A chuva torrencial que caía no Rio de Janeiro ameaçava interromper as competições do mais nobre esporte olímpico, a origem das Olimpíadas, o atletismo, disputado no estádio Engenhão. Era noite de terça-feira, dia 16, e os atletas se preparavam para competir apenas no dia seguinte. A torcida deixava o Engenhão, mas Thiago Braz estava concentrado. No canto, se preparava em silêncio. Depois de uma hora de atraso, a organização decidiu retomar as competições na sessão noturna da Rio 2016. Minutos antes de as eliminatórias do salto com vara recomeçarem, um novo revés: o equipamento que eleva o sarrafo, a barra que os atletas têm de saltar, simplesmente quebrou. Os competidores esperaram mais 15 minutos até a solução.
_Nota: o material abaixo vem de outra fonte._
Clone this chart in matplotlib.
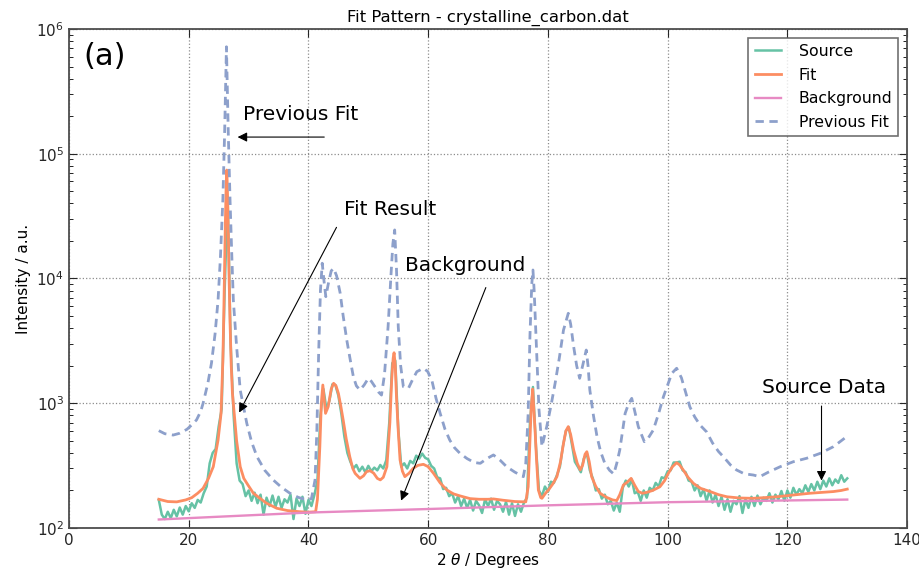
import matplotlib
matplotlib.use("Agg")
import matplotlib.pyplot as plt
import numpy as np

# measured source intensities, 15..130 deg in 0.5 deg steps
src_x = np.arange(15.0, 130.01, 0.5)
src_y = [
    168, 128, 118, 135, 120, 140, 124, 146, 128, 150,
    136, 158, 145, 168, 160, 190, 215, 330, 400, 430,
    650, 900, 8000, 45000, 3000, 800, 330, 240, 225, 180,
    200, 165, 192, 158, 185, 128, 175, 150, 182, 148,
    178, 145, 170, 160, 185, 118, 172, 150, 178, 130,
    168, 150, 185, 240, 800, 1300, 900, 1050, 1420, 1400,
    1150, 820, 540, 400, 340, 300, 320, 285, 310, 280,
    315, 285, 305, 290, 320, 300, 350, 700, 2100, 2200,
    620, 310, 330, 300, 345, 330, 380, 360, 395, 365,
    355, 315, 300, 255, 250, 205, 210, 180, 190, 160,
    180, 150, 172, 145, 168, 138, 165, 152, 132, 170,
    150, 172, 140, 165, 155, 135, 162, 128, 158, 125,
    155, 135, 160, 175, 700, 1350, 450, 200, 180, 215,
    195, 235, 230, 265, 310, 450, 600, 640, 470, 340,
    310, 280, 360, 400, 290, 250, 200, 205, 172, 185,
    155, 165, 138, 160, 135, 210, 240, 215, 245, 190,
    195, 165, 200, 175, 210, 200, 230, 215, 255, 250,
    285, 290, 335, 335, 340, 290, 280, 240, 235, 200,
    220, 180, 205, 165, 200, 160, 185, 150, 178, 140,
    170, 135, 165, 155, 180, 132, 170, 145, 178, 150,
    182, 155, 175, 165, 190, 160, 185, 170, 198, 165,
    200, 175, 210, 185, 205, 190, 220, 195, 225, 200,
    235, 205, 240, 215, 250, 220, 245, 230, 265, 235,
    250,
]

fit_x = [15.0, 16.5, 18.0, 19.5, 20.5, 21.5, 22.4, 23.3, 24.1, 24.9,
         25.4, 25.7, 25.85, 25.95, 26.1, 26.25, 26.35, 26.45, 26.6, 26.75,
         26.9, 27.1, 27.3, 27.6, 28.0, 28.6, 29.2, 29.9, 30.8, 31.9,
         33.0, 34.7, 36.5, 38.6, 40.0, 41.2, 41.5, 41.9, 42.15, 42.4,
         42.6, 42.85, 43.3, 43.8, 44.2, 44.6, 45.0, 45.4, 45.8, 46.3,
         46.9, 47.4, 47.8, 48.6, 49.2, 49.7, 50.3, 50.9, 51.5, 52.0,
         52.5, 53.1, 53.6, 53.9, 54.15, 54.3, 54.5, 54.7, 55.0, 55.3,
         55.7, 56.1, 56.8, 57.5, 58.3, 59.2, 60.0, 60.9, 62.0, 63.1,
         64.2, 65.3, 67.0, 68.5, 70.0, 70.9, 72.5, 74.5, 76.3, 76.7,
         77.0, 77.2, 77.45, 77.65, 77.85, 78.1, 78.4, 78.8, 79.0, 79.6,
         80.1, 80.8, 81.5, 82.1, 82.6, 83.0, 83.4, 83.8, 84.3, 84.9,
         85.4, 85.8, 86.2, 86.5, 86.9, 87.3, 88.0, 88.7, 89.8, 90.8,
         91.5, 92.0, 92.6, 93.2, 93.9, 94.5, 95.1, 95.8, 96.5, 97.5,
         98.7, 99.5, 100.1, 100.8, 101.5, 102.0, 102.6, 103.4, 104.3, 105.5,
         107.1, 108.5, 109.9, 112.0, 114.3, 116.0, 118.2, 121.0, 123.8, 125.8,
         127.7, 129.0, 130.0]
fit_y = [170, 163, 162, 168, 175, 190, 208, 250, 310, 507,
         830, 2200, 5000, 9700, 25000, 55000, 74000, 55000, 25000, 9700,
         4500, 2000, 1200, 830, 500, 310, 250, 221, 190, 173,
         158, 144, 138, 135, 134, 135, 170, 449, 1000, 1400,
         1100, 830, 940, 1300, 1445, 1380, 1200, 950, 734, 520,
         373, 300, 274, 250, 262, 283, 288, 275, 250, 243,
         255, 310, 700, 1535, 2300, 2540, 2000, 1130, 600, 351,
         285, 258, 275, 301, 318, 324, 310, 274, 230, 202,
         188, 181, 172, 170, 170, 171, 167, 163, 162, 214,
         500, 900, 1300, 900, 610, 350, 202, 175, 173, 190,
         202, 225, 258, 340, 477, 600, 650, 560, 422, 330,
         292, 320, 390, 409, 340, 258, 215, 190, 176, 168,
         166, 185, 221, 232, 250, 220, 196, 190, 193, 200,
         214, 240, 274, 310, 334, 320, 292, 255, 228, 208,
         196, 185, 178, 174, 173, 175, 178, 184, 190, 193,
         196, 200, 205]

bg_x = [15, 40, 60, 80, 100, 130]
bg_y = [117, 133, 142, 152, 161, 169]

prev_x = [15.0, 16.0, 17.4, 18.5, 19.7, 20.5, 21.3, 22.0, 22.4, 23.2,
          23.8, 24.4, 24.9, 25.3, 25.7, 26.0, 26.3, 26.6, 26.9, 27.2,
          27.45, 28.0, 28.6, 29.7, 30.5, 31.4, 32.7, 34.1, 35.5, 36.9,
          38.3, 39.7, 40.5, 41.1, 41.4, 41.7, 42.0, 42.3, 42.6, 42.9,
          43.3, 43.8, 44.2, 44.7, 45.3, 45.8, 46.4, 47.0, 47.5, 48.0,
          48.6, 49.3, 50.0, 50.5, 51.1, 51.7, 52.2, 52.7, 53.3, 53.8,
          54.1, 54.4, 54.7, 55.0, 55.4, 55.85, 56.7, 57.4, 58.1, 59.2,
          59.9, 60.6, 61.3, 62.0, 62.8, 63.6, 64.4, 65.3, 66.5, 67.7,
          68.7, 69.8, 70.9, 72.0, 73.1, 74.5, 75.9, 76.3, 76.7, 77.0,
          77.3, 77.5, 77.7, 78.1, 78.5, 79.0, 79.8, 80.5, 81.2, 81.9,
          82.6, 83.4, 83.8, 84.3, 84.8, 85.3, 85.8, 86.4, 86.7, 87.0,
          87.6, 88.2, 88.8, 89.5, 90.3, 91.0, 91.5, 92.0, 92.9, 93.5,
          94.0, 94.5, 95.1, 96.1, 96.8, 97.6, 98.5, 99.3, 100.0, 100.7,
          101.5, 102.3, 103.2, 103.7, 104.5, 105.4, 106.5, 107.5, 108.5, 109.3,
          110.5, 111.5, 112.8, 114.3, 115.4, 116.8, 118.8, 121.0, 123.2, 125.5,
          127.7, 129.9]
prev_y = [603, 570, 556, 575, 618, 670, 735, 860, 1000, 1450,
          2100, 3600, 6720, 15000, 42500, 150000, 720000, 150000, 42500, 15000,
          6720, 2840, 1277, 690, 490, 373, 290, 243, 212, 190,
          176, 168, 172, 243, 600, 2500, 8000, 13250, 9500, 7150,
          9000, 11500, 12080, 10500, 7620, 5000, 3210, 2200, 1632, 1380,
          1277, 1400, 1585, 1500, 1358, 1230, 1163, 1700, 4110, 11000,
          19000, 24500, 12000, 4110, 2000, 1358, 1318, 1550, 1791, 1907,
          1800, 1535, 1100, 830, 620, 507, 440, 397, 360, 335,
          330, 360, 385, 350, 310, 280, 258, 330, 830, 3500,
          9000, 11700, 8000, 2670, 900, 449, 649, 950, 1445, 2300,
          3860, 5260, 4300, 2840, 2000, 1585, 2000, 2670, 2000, 1277,
          800, 540, 410, 330, 290, 271, 330, 422, 830, 1000,
          1095, 860, 649, 492, 530, 610, 830, 1130, 1400, 1738,
          1907, 1600, 1130, 938, 780, 669, 590, 480, 410, 373,
          320, 292, 272, 266, 258, 280, 310, 340, 362, 397,
          449, 540]

plt.rcParams.update({
    "xtick.direction": "in", "ytick.direction": "in",
    "xtick.top": True, "ytick.right": True,
    "xtick.minor.visible": False,
    "font.size": 11,
})

fig = plt.figure(figsize=(9.2, 5.68), dpi=100)
ax = fig.add_axes([0.075, 0.0704, 0.911, 0.8786])

ax.plot(src_x, src_y, color="#66c2a5", lw=1.8, label="Source")
ax.plot(fit_x, fit_y, color="#fc8d62", lw=2.0, label="Fit")
ax.plot(bg_x, bg_y, color="#e78ac3", lw=1.7, label="Background")
ax.plot(prev_x, prev_y, color="#8da0cb", lw=2.0, ls="--", dashes=(3, 2),
        label="Previous Fit")

ax.set_yscale("log")
ax.set_xlim(0, 140)
ax.set_ylim(1e2, 1e6)
ax.grid(True, which="major", color="0.55", ls=":", lw=0.9)
for s in ax.spines.values():
    s.set_color("0.3")
    s.set_linewidth(1.3)
ax.tick_params(which="major", length=6, width=0.8, labelsize=11, colors="0.15")
ax.tick_params(which="minor", length=3, width=0.6)

ax.set_title("Fit Pattern - crystalline_carbon.dat", fontsize=11.8, pad=5)
ax.set_xlabel(r"2 $\theta$ / Degrees", fontsize=11, labelpad=2)
ax.set_ylabel("Intensity / a.u.", fontsize=11)

ax.text(0.017, 0.944, "(a)", transform=ax.transAxes, fontsize=22, va="center")

arrow = dict(arrowstyle="-|>", color="k", lw=0.8, mutation_scale=14)
ax.annotate("", xy=(27.7, 1.36e5), xytext=(43.1, 1.36e5), arrowprops=arrow)
ax.text(29.1, 2.05e5, "Previous Fit", fontsize=14.5, va="center")
ax.annotate("", xy=(28.2, 805), xytext=(44.9, 2.69e4), arrowprops=arrow)
ax.text(45.9, 3.54e4, "Fit Result", fontsize=14.5, va="center")
ax.annotate("", xy=(55.3, 158), xytext=(69.8, 8870), arrowprops=arrow)
ax.text(56.1, 1.28e4, "Background", fontsize=14.5, va="center")
ax.annotate("", xy=(125.7, 228), xytext=(125.7, 1000), arrowprops=arrow)
ax.text(115.8, 1349, "Source Data", fontsize=14.5, va="center")

leg = ax.legend(loc="upper right", fontsize=11.3, fancybox=False,
                handlelength=1.7, handletextpad=1.1, labelspacing=0.55,
                borderaxespad=0.55)
leg.get_frame().set_edgecolor("0.3")
leg.get_frame().set_linewidth(1.2)

fig.savefig("out.png", dpi=100)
O tempo inteiro Thiago aguardou em silêncio, pensando na estratégia que adotaria. O salto com vara não é um esporte apenas de explosão e de físico, mas também um jogo de estratégia, uma espécie de xadrez ou pôquer do atletismo. Qualquer competidor pode elevar o sarrafo a uma marca superior à do adversário dentro de um limite de tentativas. Vence não apenas quem salta sobre o sarrafo, mas quem desafia o limite do adversário na hora certa. Foi o que fez Thiago, com maestria. Rivais fortes caíram pelo caminho: o polonês Piotr Lisek, o tcheco Jan Kudlika e o chinês Chiangrui Xue. No final, restavam o americano Sam Hendricks, Thiago Braz e o francês Renaud Lavillenie, recordista mundial, multicampeão e ouro em Londres 2012.
A medalha de Thiago estava garantida – restava saber qual. Lavillenie colocou o sarrafo na marca de 5,93 metros e passou logo no primeiro salto. Em três tentativas, Hendricks não conseguiu saltar. Thiago já tinha pelo menos a prata. O Engenhão tremia. Lavillenie precisava derrotar Thiago e colocou o sarrafo em 5,98 metros. Quebrou o recorde olímpico – um feito tranquilo para quem saltou 6,16 metros em 2015 e estabeleceu um novo recorde mundial. Thiago, então, trucou Lavillenie. Não se contentou com a prata e colocou o sarrafo 10 centímetros acima de seu recorde pessoal, em 6,03 metros. Cada um teria três chances de saltar. Lavillenie saltou e derrubou o sarrafo. Thiago também não conseguiu ultrapassar. Na segunda tentativa, Lavillenie de novo derrubou o sarrafo. Thiago foi para o salto imbuído de toda a energia de que dispunha. Com olhar absorto, quase fora do Engenhão, Thiago correu a quase 30 quilômetros por hora, fincou a vara no chão e saltou. No futebol, narradores diriam que foi uma pintura. Um salto perfeito. Thiago batia ali um recorde olímpico estabelecido 15 minutos antes – e tinha o ouro quase na mão. Lavillenie poderia igualar a marca, mas preferiu elevar o sarrafo a 6,08. Sob vaias retumbantes, Lavillenie derrubou o sarrafo. Ouro para Thiago.
Thiago era uma esperança de medalha para o Brasil. Na Olimpíada do Rio, o saldo de medalhas do Brasil foi garantido pelo desempenho de heróis como Thiago, mais do que por qualquer política de Estado. Isso ajuda a explicar por que o Brasil não muda de categoria na geopolítica do esporte.